Kebiasaan yang Membusuk

Kebiasaan yang Membusuk

16 Juli 2025 | 15:33

Segalanya dimulai dari yang kecil. Satu candaan yang buruk. Satu tayangan yang tak pantas tapi dianggap "hiburan". Satu kata yang kasar, diucapkan sambil tertawa. Satu kebohongan ringan yang dianggap "strategi". Satu makanan haram yang dimakan karena "darurat rasa lapar".

 

Lalu satu jadi dua. Dua jadi kebiasaan. Kebiasaan jadi karakter. Dan karakter... jadi nasib.

 

Orang yang awalnya merasa bersalah saat bicara jorok, lama-lama merasa biasa.

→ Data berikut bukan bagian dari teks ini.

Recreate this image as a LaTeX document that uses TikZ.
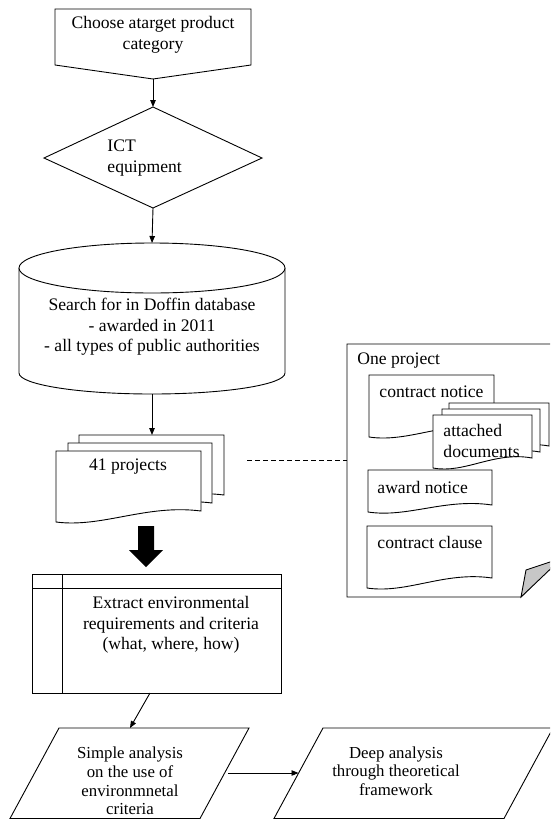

Yang dulu malu membuka aurat, kini merasa bebas dan "bangga". Yang dulunya takut mencuri, sekarang lihai menyembunyikan bukti. Yang dulu menangis jika lalai shalat, sekarang tertawa jika ditegur azan.

 

Itulah bahayanya kebiasaan buruk: ia tidak hanya mengubah perbuatan, tapi mengubah hati. Kita tak lagi merasa berdosa. Bahkan lupa bahwa itu dosa. Kita anggap itu hal wajar, lumrah, manusiawi. Padahal, yang manusiawi itu justru rasa takut akan salah. Bukan kebal terhadapnya.

 

Jangan biasakan buruk. Jangan cari hiburan yang buruk—sebab hiburan mestinya menyegarkan, bukan mengotoran. Jangan cari makan yang buruk—sebab makanan masuk ke darah dan menghidupi akal.